## DIRECTIONS FOR THIS TASK
Give again exactly the lines that run from the start of the records to the line holding "(versiona2) at (367,340)", both ends counted. Do not include the pictures.

## RECORDS PROVIDED
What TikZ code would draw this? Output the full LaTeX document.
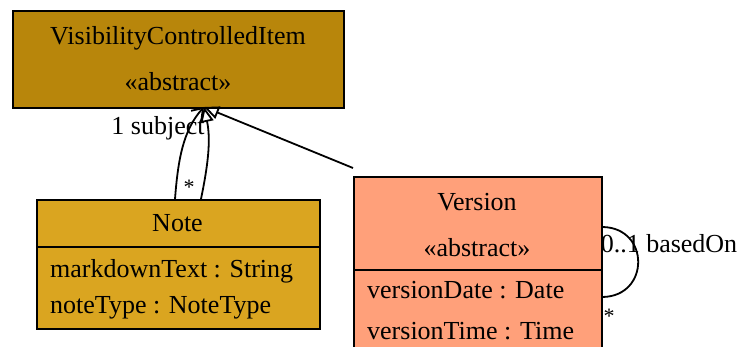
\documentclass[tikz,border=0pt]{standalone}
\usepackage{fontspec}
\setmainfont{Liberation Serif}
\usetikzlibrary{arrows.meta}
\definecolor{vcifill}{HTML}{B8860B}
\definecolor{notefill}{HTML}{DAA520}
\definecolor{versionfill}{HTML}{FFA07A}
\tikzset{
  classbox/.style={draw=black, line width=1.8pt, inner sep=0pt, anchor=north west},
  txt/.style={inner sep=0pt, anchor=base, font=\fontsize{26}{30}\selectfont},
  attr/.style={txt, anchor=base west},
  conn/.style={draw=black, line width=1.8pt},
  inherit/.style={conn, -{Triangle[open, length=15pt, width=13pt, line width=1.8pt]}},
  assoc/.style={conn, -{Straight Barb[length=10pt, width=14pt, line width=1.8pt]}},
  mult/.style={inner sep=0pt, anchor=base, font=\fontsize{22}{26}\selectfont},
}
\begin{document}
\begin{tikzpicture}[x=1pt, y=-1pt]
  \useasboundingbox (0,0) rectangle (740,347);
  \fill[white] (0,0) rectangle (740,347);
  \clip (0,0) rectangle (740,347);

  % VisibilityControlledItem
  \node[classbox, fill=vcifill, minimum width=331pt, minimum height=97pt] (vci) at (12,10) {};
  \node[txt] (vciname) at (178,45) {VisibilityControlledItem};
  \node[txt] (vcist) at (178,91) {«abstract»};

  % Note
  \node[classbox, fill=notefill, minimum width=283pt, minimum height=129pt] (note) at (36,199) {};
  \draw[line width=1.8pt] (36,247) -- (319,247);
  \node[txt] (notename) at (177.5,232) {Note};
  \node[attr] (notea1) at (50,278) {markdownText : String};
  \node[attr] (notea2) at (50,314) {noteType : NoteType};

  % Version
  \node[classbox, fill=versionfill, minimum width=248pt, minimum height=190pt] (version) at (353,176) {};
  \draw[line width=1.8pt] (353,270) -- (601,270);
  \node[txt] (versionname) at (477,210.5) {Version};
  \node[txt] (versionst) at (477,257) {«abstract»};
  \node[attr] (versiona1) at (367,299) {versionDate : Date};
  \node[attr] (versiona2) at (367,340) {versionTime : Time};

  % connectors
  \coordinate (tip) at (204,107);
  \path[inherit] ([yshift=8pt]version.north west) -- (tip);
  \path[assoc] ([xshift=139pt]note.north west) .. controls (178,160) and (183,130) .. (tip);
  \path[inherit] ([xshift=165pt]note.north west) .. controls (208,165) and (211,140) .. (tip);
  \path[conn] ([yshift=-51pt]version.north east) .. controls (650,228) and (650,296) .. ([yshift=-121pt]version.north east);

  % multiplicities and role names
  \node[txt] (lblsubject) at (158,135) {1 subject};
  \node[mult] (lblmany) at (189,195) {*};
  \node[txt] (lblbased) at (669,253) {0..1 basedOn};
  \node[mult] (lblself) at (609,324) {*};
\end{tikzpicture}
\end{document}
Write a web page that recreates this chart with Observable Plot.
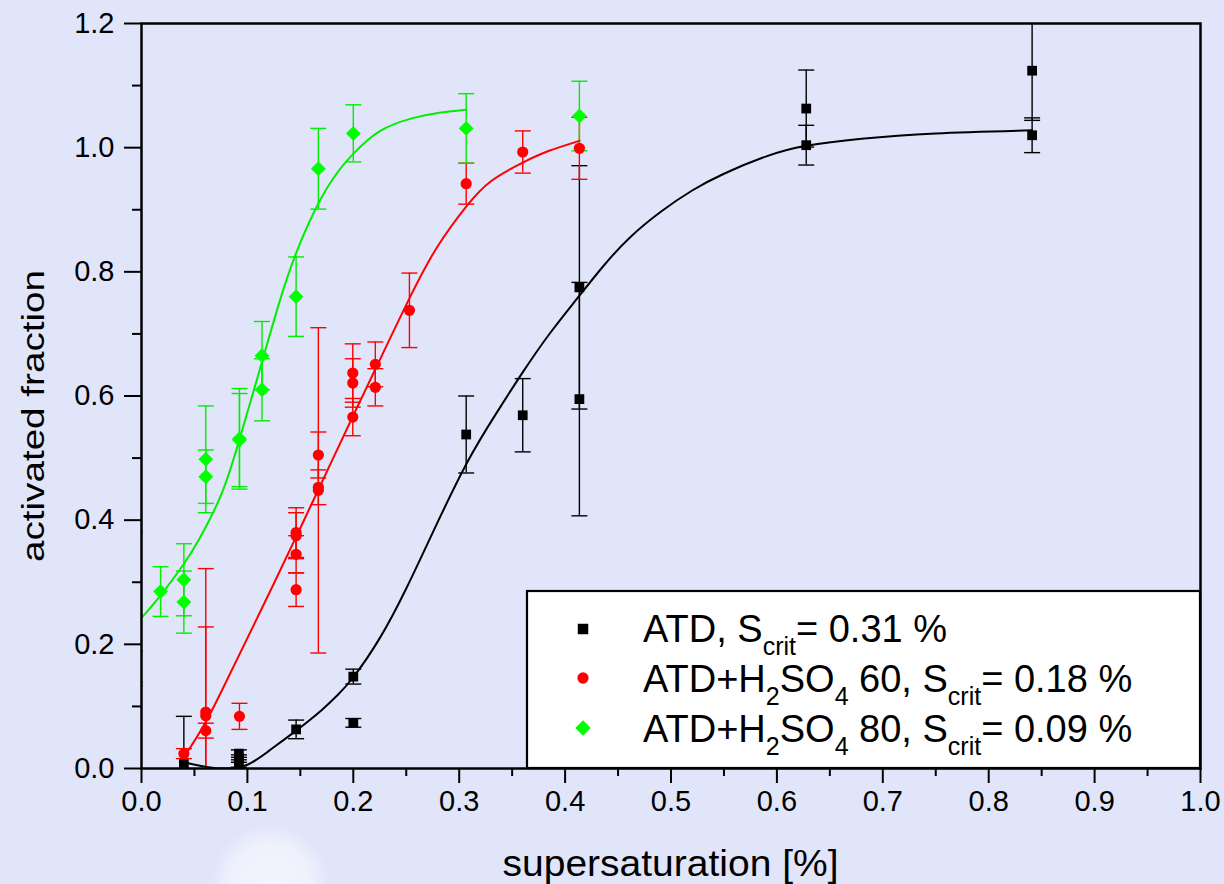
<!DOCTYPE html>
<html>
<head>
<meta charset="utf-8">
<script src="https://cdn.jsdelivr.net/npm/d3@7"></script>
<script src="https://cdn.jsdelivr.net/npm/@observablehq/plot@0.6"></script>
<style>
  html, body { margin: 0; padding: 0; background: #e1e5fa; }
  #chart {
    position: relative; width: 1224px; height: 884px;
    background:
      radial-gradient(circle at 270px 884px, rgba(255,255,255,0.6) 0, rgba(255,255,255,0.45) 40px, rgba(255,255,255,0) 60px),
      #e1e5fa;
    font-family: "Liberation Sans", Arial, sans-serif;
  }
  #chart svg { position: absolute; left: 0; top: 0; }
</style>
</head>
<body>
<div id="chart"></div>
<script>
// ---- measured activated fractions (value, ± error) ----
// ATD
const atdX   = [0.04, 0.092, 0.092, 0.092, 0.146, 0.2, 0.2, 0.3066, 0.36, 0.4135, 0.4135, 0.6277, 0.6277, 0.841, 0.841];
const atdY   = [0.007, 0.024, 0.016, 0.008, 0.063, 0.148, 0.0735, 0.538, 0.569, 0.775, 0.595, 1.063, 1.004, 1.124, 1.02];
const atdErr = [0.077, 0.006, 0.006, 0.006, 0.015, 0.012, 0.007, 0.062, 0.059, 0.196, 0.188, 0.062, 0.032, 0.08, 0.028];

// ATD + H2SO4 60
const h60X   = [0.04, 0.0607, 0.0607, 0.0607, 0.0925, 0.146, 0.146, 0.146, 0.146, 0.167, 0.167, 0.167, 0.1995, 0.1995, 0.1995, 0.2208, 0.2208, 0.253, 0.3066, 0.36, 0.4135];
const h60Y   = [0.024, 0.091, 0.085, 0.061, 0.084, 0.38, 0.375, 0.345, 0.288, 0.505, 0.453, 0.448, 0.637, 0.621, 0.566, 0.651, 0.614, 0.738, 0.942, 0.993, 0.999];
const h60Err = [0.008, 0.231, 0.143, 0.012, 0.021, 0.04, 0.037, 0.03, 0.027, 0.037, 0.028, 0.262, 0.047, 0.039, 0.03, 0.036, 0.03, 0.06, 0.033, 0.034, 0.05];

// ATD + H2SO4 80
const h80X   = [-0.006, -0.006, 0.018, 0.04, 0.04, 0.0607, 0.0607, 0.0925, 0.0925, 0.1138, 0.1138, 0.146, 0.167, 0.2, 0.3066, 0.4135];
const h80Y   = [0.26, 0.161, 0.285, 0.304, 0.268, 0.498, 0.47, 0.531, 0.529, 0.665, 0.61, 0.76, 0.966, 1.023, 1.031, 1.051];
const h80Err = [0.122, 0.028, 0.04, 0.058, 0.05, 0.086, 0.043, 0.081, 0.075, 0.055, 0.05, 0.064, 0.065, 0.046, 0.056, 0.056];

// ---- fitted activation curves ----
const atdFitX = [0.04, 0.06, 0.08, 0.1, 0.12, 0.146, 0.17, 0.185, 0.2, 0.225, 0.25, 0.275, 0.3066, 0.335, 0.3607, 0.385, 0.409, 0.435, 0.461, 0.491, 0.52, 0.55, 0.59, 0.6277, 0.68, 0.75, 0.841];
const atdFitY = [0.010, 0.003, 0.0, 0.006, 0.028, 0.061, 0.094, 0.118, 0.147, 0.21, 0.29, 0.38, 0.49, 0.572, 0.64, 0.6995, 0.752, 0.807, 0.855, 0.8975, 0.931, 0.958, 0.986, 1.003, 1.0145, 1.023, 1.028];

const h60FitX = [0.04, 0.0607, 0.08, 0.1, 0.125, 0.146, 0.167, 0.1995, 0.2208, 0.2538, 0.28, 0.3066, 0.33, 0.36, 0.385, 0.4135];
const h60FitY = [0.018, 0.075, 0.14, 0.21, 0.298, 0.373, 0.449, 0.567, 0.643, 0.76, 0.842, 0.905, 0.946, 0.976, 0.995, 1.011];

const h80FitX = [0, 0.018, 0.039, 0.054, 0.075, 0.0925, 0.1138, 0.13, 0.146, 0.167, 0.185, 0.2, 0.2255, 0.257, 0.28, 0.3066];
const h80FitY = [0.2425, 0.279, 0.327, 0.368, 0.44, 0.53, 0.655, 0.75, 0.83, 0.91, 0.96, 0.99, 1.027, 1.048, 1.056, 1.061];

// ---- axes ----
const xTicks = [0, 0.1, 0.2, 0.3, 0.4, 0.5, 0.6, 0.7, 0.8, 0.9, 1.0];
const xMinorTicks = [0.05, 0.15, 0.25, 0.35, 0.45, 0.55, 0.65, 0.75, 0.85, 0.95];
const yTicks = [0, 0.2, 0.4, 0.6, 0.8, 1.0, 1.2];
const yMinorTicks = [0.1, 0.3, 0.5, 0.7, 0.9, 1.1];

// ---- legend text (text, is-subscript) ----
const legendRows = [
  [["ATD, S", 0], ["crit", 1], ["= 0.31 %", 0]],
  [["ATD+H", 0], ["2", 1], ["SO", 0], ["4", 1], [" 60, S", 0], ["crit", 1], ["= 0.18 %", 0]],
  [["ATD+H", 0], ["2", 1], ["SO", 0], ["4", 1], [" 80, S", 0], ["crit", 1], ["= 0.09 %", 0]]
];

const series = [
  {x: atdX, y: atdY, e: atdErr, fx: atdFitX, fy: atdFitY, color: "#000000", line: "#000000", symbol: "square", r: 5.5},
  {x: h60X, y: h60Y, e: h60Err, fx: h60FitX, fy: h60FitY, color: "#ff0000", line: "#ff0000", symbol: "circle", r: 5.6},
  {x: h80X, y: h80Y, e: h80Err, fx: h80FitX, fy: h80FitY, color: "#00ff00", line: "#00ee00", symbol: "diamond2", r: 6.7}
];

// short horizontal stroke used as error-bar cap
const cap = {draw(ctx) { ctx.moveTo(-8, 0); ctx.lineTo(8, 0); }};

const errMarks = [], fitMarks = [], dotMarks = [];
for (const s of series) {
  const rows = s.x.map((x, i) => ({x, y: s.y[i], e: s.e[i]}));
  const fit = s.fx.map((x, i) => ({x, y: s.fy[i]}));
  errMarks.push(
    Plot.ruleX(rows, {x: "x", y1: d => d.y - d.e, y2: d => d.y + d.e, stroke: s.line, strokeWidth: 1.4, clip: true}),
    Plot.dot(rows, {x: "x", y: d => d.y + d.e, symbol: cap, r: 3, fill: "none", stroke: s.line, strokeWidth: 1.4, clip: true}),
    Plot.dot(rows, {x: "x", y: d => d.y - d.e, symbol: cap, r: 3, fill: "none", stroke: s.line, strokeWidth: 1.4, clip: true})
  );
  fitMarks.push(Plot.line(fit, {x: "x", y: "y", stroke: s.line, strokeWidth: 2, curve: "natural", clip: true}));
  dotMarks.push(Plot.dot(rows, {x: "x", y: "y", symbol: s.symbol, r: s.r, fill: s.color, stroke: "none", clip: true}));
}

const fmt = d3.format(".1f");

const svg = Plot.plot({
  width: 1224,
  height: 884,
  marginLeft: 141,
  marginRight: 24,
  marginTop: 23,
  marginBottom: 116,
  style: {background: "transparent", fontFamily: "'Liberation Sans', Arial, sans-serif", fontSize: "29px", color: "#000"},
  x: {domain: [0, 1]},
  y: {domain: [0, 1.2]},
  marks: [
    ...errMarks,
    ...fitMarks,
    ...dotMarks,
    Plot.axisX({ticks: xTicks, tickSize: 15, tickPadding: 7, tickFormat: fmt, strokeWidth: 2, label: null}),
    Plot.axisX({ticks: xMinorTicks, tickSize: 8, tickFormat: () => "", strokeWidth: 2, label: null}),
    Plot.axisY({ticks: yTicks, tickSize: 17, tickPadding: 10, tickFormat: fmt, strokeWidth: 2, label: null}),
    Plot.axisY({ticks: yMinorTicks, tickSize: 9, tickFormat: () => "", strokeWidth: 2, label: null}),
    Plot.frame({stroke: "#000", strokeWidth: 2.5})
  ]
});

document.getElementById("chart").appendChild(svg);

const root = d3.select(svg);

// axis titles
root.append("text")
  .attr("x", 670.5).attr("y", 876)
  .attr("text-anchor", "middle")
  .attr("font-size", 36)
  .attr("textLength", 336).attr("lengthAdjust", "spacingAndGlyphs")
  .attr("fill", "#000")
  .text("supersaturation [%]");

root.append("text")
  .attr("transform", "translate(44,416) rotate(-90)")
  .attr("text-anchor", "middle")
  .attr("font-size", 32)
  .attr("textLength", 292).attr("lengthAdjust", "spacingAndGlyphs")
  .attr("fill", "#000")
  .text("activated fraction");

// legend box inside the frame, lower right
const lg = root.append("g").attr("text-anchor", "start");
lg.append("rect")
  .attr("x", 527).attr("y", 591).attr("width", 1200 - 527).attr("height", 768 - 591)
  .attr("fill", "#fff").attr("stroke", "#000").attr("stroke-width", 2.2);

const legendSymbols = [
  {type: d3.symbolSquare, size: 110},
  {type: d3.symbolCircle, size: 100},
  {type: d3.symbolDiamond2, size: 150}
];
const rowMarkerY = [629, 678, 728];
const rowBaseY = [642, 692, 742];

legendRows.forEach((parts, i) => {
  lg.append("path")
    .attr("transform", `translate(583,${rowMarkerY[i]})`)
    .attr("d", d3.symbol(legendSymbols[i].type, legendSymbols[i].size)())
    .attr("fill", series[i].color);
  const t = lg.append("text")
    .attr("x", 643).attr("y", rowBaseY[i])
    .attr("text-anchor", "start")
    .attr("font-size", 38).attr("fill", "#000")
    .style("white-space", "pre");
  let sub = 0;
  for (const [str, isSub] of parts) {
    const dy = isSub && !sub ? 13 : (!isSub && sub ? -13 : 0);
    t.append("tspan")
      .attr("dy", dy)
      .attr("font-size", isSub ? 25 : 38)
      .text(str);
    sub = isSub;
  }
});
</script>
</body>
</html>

## COMPLETED TASK
What TikZ code would draw this? Output the full LaTeX document.
\documentclass[tikz,border=0pt]{standalone}
\usepackage{fontspec}
\setmainfont{Liberation Serif}
\usetikzlibrary{arrows.meta}
\definecolor{vcifill}{HTML}{B8860B}
\definecolor{notefill}{HTML}{DAA520}
\definecolor{versionfill}{HTML}{FFA07A}
\tikzset{
  classbox/.style={draw=black, line width=1.8pt, inner sep=0pt, anchor=north west},
  txt/.style={inner sep=0pt, anchor=base, font=\fontsize{26}{30}\selectfont},
  attr/.style={txt, anchor=base west},
  conn/.style={draw=black, line width=1.8pt},
  inherit/.style={conn, -{Triangle[open, length=15pt, width=13pt, line width=1.8pt]}},
  assoc/.style={conn, -{Straight Barb[length=10pt, width=14pt, line width=1.8pt]}},
  mult/.style={inner sep=0pt, anchor=base, font=\fontsize{22}{26}\selectfont},
}
\begin{document}
\begin{tikzpicture}[x=1pt, y=-1pt]
  \useasboundingbox (0,0) rectangle (740,347);
  \fill[white] (0,0) rectangle (740,347);
  \clip (0,0) rectangle (740,347);

  % VisibilityControlledItem
  \node[classbox, fill=vcifill, minimum width=331pt, minimum height=97pt] (vci) at (12,10) {};
  \node[txt] (vciname) at (178,45) {VisibilityControlledItem};
  \node[txt] (vcist) at (178,91) {«abstract»};

  % Note
  \node[classbox, fill=notefill, minimum width=283pt, minimum height=129pt] (note) at (36,199) {};
  \draw[line width=1.8pt] (36,247) -- (319,247);
  \node[txt] (notename) at (177.5,232) {Note};
  \node[attr] (notea1) at (50,278) {markdownText : String};
  \node[attr] (notea2) at (50,314) {noteType : NoteType};

  % Version
  \node[classbox, fill=versionfill, minimum width=248pt, minimum height=190pt] (version) at (353,176) {};
  \draw[line width=1.8pt] (353,270) -- (601,270);
  \node[txt] (versionname) at (477,210.5) {Version};
  \node[txt] (versionst) at (477,257) {«abstract»};
  \node[attr] (versiona1) at (367,299) {versionDate : Date};
  \node[attr] (versiona2) at (367,340) {versionTime : Time};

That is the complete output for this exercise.